Que deviendra Alto Comedero ? Se souviendra-t-on de son histoire, de l'énergie et du caractère bien trempé de la femme qui l'a initié, aujourd'hui réduite au silence ? Car, de cette maison prison, d'où même si elle criait on ne pourrait pas l'entendre, elle n'est pas sortie rencontrer des journalistes. Cette femme qui a bravé le pouvoir en proclamant bien fort le droit des Indiens et des pauvres est-elle réduite au silence jusqu'à son procès ? Son comité de soutien ne lâche rien. Les organisations des droits de l'homme, des intellectuels, les mouvements sociaux, le Parlement européen, Verts et socialistes se sont rangés à ses côtés. Amnesty International a porté son cas au président Macron qui recevait son homologue argentin le 26 janvier. Un cas qui a traversé les frontières. Trois livres viennent d'être édités dont un en français. Pour que la voix de Milagro Sala, « celle qu'on transforme en meurtrière et en voleuse pour la faire disparaître », écrit Alicia Dujovne Ortiz(2), continue d'exister. VÉRONIQUE BROCARD

(1) El Parlasur est le Parlement du Mercosur, la communauté économique d'Amérique du Sud. Il compte 90 députés : 18 par pays membre (Argentine, Brésil, Paraguay, Uruguay et Venezuela).

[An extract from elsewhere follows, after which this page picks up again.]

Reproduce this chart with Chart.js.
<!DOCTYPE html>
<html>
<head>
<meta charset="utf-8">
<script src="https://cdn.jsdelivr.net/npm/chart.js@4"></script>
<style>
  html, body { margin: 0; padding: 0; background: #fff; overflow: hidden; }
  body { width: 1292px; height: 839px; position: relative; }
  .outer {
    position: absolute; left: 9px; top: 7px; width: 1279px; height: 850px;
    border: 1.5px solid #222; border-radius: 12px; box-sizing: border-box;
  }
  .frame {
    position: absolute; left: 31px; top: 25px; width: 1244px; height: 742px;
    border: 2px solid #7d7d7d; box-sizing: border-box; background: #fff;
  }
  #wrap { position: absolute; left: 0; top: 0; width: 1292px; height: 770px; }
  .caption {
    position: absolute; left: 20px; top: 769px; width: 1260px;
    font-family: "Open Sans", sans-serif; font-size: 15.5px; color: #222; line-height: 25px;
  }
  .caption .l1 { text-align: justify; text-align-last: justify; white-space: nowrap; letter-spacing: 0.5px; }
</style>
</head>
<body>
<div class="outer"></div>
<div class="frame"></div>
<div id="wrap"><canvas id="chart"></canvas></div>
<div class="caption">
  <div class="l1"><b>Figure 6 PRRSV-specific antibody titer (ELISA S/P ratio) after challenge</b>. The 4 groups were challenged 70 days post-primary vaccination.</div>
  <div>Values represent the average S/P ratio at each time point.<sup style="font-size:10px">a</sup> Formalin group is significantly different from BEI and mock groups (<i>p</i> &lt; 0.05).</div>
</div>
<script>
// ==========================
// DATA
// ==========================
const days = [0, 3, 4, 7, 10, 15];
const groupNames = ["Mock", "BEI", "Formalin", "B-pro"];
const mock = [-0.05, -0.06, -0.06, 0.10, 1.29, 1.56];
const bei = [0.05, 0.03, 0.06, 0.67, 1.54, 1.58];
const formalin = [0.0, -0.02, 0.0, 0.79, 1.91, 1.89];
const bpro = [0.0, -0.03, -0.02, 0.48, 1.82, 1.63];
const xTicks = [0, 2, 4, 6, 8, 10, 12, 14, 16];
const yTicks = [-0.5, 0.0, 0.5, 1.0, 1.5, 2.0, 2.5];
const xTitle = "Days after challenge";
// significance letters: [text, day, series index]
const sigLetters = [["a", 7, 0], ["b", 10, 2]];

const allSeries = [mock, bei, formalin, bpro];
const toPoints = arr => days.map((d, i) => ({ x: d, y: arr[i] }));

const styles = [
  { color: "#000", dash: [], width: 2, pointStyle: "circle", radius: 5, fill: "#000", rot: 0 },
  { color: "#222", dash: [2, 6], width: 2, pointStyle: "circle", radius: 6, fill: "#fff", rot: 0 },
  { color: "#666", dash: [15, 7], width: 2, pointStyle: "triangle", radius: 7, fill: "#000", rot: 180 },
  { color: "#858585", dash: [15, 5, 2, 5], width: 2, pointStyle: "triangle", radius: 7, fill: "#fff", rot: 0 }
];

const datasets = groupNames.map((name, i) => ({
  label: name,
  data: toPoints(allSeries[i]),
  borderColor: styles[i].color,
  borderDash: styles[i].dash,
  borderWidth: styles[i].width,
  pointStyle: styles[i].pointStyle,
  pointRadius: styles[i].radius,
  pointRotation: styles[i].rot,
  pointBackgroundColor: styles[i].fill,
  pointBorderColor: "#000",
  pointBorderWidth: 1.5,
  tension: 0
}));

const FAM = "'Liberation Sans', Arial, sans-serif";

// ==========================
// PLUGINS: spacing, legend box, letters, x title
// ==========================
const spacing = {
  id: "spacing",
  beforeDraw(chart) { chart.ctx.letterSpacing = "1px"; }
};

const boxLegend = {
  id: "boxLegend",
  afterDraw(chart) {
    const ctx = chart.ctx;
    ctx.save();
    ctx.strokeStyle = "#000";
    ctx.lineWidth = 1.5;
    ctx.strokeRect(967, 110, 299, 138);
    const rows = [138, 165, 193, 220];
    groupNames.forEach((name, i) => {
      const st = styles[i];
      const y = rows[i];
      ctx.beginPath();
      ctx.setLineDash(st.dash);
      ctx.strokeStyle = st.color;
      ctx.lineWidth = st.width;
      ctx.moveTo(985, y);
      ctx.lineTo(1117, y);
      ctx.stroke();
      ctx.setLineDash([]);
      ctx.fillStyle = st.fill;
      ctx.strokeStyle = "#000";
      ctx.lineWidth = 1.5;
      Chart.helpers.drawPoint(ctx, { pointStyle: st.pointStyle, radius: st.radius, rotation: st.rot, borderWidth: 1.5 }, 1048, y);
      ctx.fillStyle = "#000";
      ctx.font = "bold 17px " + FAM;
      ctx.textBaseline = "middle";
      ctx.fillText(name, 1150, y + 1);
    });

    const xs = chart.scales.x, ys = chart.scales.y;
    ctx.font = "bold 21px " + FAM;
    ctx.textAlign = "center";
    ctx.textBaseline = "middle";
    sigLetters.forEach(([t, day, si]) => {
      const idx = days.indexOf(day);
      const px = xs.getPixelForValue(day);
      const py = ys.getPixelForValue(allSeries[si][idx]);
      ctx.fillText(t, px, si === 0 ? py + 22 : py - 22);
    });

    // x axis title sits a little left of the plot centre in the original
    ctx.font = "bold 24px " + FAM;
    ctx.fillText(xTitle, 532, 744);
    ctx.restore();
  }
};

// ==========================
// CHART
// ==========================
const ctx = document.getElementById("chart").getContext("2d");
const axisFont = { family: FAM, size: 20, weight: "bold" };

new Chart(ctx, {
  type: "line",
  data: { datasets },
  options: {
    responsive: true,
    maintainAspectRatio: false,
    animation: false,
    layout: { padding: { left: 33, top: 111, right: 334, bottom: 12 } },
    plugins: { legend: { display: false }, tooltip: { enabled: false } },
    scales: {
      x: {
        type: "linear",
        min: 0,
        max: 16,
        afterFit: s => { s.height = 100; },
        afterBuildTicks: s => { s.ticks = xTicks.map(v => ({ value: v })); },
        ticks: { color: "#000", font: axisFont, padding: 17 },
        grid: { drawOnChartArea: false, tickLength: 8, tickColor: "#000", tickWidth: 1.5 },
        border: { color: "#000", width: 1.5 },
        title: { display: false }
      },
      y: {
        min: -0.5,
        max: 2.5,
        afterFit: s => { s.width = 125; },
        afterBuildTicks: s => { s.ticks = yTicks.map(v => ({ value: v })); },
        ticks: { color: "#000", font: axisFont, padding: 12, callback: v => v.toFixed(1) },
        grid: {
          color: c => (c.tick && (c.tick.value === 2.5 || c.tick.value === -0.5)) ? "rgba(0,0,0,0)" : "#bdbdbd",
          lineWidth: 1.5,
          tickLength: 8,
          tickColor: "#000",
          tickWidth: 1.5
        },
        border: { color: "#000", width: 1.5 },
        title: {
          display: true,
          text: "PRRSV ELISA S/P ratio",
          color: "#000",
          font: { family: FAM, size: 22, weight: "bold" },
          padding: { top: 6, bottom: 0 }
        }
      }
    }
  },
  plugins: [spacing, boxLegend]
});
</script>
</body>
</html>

(2) Milagro Sala, l'étincelle d'un peuple, d'Alicia Dujovne Ortiz, éd. des Femmes.

 

L'ARGENTINE, UN PAYS SOUS HAUTES TENSIONS

Le pays, dont la fièvre politique et les difficultés économiques sont endémiques, vit au rythme de nombreuses tensions sociales, judiciaires et législatives. Mauricio Macri, président néolibéral élu il y a deux ans, veut faire disparaître l'action des Kirchner de centre gauche (Nestor élu en 2003, mort en 2010, puis sa femme Cristina qui lui succédera jusqu'en 2015) et de leurs soutiens. Il leur a déclaré la guerre en les accusant de corruption, voire d'assassinats. Le 25 octobre 2017, Julio De Vido, ancien ministre des Travaux publics et homme fort de Nestor Kirchner, a été incarcéré. Amado Boudou, l'ancien ministre de l'Économie et vice-président de Cristina Kirchner, a été placé en détention préventive le 3 novembre 2017 dans une affaire d'enrichissement illicite et de blanchiment d'argent. Quant à l'ancienne chef de l'État, elle doit sa liberté à son immunité parlementaire. Un juge avait demandé son incarcération le 7 décembre 2017 pour entrave à l'enquête sur l'attentat contre une mutuelle juive qui avait fait 85 morts en 1994 à Buenos Aires.

Pour les organisations des droits de l'homme, les vieux démons de l'Argentine remontent à la surface. Sont dénoncées les détentions arbitraires comme celle de Milagro Sala, les persécutions contre les militants syndicaux, la répression contre les défenseurs des « peuples originaires », les Mapuches en Patagonie et les Wichis dans la province de Formosa. «On a déjà deux morts», résumait, très inquiet, Eduardo Jozami, directeur du Centre culturel de la mémoire Haroldo Conti : Santiago Maldonado, 28 ans, qui, pourchassé par les gendarmes, a été retrouvé noyé en octobre 2017, deux mois après sa disparition, et Rafael Nahuel, 22 ans, tué d'une balle dans le dos par les gendarmes en novembre 2017.

Dans le même temps, Miguel Etchecolatz, ancien responsable de vingt et un centres clandestins de détention, tortionnaire en chef, condamné six fois à perpétuité pour les crimes commis pendant la dictature militaire (1976-1983), a vu ses conditions de détention confortablement assouplies : il effectue sa peine chez lui.

À ce climat, il faut ajouter une loi réformant le travail (novembre), une autre autorisant la baisse des retraites (décembre) qui a fait descendre des millions d'Argentins dans la rue. Une inflation catastrophique de 24,8 % en 2017, « des augmentations invraisemblables du prix de l'énergie (entre 700 et 1200 %), des médicaments, de l'essence et du transport », ajoute l'Assemblée de citoyens argentins en France qui n'oublie pas de préciser que «sous couvert de lutte contre la corruption, Mauricio Macri tente de dissimuler son implication dans le scandale des sociétés offshore révélée par les Panama Papers. Lui et sa famille apparaissent dans plus d'une cinquantaine de ces sociétés, ce qui fait du président argentin l'une des personnalités publiques mondiales la plus impliquée dans ce scandale ». V. B.